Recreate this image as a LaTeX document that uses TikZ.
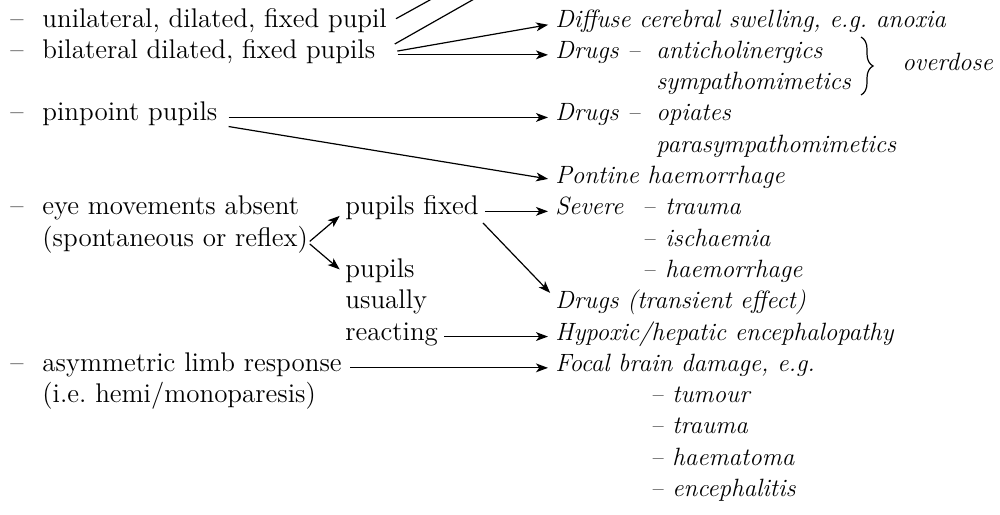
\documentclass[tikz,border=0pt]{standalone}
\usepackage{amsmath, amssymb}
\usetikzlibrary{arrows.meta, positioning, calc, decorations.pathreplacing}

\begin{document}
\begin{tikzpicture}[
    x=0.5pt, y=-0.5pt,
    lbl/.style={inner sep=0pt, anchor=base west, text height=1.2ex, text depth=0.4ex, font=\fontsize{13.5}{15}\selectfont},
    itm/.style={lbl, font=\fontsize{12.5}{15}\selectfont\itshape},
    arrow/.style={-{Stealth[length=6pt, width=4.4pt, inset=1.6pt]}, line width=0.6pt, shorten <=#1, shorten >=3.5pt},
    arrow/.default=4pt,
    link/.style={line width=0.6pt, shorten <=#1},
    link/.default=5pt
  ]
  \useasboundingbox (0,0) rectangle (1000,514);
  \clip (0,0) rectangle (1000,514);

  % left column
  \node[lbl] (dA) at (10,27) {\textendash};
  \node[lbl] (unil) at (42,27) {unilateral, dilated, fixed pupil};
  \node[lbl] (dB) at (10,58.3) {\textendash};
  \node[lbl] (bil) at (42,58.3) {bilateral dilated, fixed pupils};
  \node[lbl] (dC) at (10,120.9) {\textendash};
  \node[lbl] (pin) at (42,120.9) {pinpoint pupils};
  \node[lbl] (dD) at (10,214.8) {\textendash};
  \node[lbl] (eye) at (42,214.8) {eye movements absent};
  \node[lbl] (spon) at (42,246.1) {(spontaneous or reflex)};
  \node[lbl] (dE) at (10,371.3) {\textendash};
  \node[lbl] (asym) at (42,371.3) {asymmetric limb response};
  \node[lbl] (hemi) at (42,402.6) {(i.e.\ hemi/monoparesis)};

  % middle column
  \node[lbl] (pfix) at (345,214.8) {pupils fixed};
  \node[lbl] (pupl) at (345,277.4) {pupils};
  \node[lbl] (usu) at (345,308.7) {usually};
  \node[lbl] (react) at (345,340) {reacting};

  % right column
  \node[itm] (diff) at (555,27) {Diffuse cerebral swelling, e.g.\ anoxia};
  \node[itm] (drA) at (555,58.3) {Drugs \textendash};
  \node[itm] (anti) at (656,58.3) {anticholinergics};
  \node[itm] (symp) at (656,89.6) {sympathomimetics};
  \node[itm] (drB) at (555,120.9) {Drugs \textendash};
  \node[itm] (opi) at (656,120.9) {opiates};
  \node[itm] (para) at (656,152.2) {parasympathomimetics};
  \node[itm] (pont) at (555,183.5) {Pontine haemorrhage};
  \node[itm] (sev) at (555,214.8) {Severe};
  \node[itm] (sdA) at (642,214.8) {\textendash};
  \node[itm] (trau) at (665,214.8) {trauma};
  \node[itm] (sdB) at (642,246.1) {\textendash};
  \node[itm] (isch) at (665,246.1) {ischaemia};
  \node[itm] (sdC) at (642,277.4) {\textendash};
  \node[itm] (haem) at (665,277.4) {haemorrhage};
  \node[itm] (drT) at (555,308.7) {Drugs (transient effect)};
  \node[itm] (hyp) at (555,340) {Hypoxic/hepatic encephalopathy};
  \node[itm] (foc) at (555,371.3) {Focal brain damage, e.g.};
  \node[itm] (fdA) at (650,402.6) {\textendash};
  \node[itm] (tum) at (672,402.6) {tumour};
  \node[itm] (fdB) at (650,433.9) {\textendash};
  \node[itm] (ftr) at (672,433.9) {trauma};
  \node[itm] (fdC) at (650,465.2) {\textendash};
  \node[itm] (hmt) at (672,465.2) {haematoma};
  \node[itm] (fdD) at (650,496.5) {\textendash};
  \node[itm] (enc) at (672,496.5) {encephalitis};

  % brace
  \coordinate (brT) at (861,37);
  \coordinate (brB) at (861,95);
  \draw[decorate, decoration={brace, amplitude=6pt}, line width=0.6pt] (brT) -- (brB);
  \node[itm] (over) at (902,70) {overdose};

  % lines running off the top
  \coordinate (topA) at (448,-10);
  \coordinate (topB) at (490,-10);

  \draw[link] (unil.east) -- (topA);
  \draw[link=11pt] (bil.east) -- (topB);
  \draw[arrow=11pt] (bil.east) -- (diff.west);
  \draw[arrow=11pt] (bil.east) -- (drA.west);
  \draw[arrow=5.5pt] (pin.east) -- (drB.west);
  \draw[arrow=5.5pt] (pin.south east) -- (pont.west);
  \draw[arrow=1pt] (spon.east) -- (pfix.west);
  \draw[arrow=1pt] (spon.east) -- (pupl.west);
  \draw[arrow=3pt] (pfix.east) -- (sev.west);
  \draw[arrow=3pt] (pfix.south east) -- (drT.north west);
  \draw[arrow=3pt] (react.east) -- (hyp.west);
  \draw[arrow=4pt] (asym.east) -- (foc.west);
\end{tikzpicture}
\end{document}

○ ○ ○ ○ ○

[TASK DETAILS]:
Starting at the top of the listing above, reproduce each line up to and including the one with "(hemi) at (42,402.6)"; omit the pictures.

[SOLVED PROBLEM]:
Recreate this image as a LaTeX document that uses TikZ.
\documentclass[tikz,border=0pt]{standalone}
\usepackage{amsmath, amssymb}
\usetikzlibrary{arrows.meta, positioning, calc, decorations.pathreplacing}

\begin{document}
\begin{tikzpicture}[
    x=0.5pt, y=-0.5pt,
    lbl/.style={inner sep=0pt, anchor=base west, text height=1.2ex, text depth=0.4ex, font=\fontsize{13.5}{15}\selectfont},
    itm/.style={lbl, font=\fontsize{12.5}{15}\selectfont\itshape},
    arrow/.style={-{Stealth[length=6pt, width=4.4pt, inset=1.6pt]}, line width=0.6pt, shorten <=#1, shorten >=3.5pt},
    arrow/.default=4pt,
    link/.style={line width=0.6pt, shorten <=#1},
    link/.default=5pt
  ]
  \useasboundingbox (0,0) rectangle (1000,514);
  \clip (0,0) rectangle (1000,514);

  % left column
  \node[lbl] (dA) at (10,27) {\textendash};
  \node[lbl] (unil) at (42,27) {unilateral, dilated, fixed pupil};
  \node[lbl] (dB) at (10,58.3) {\textendash};
  \node[lbl] (bil) at (42,58.3) {bilateral dilated, fixed pupils};
  \node[lbl] (dC) at (10,120.9) {\textendash};
  \node[lbl] (pin) at (42,120.9) {pinpoint pupils};
  \node[lbl] (dD) at (10,214.8) {\textendash};
  \node[lbl] (eye) at (42,214.8) {eye movements absent};
  \node[lbl] (spon) at (42,246.1) {(spontaneous or reflex)};
  \node[lbl] (dE) at (10,371.3) {\textendash};
  \node[lbl] (asym) at (42,371.3) {asymmetric limb response};
  \node[lbl] (hemi) at (42,402.6) {(i.e.\ hemi/monoparesis)};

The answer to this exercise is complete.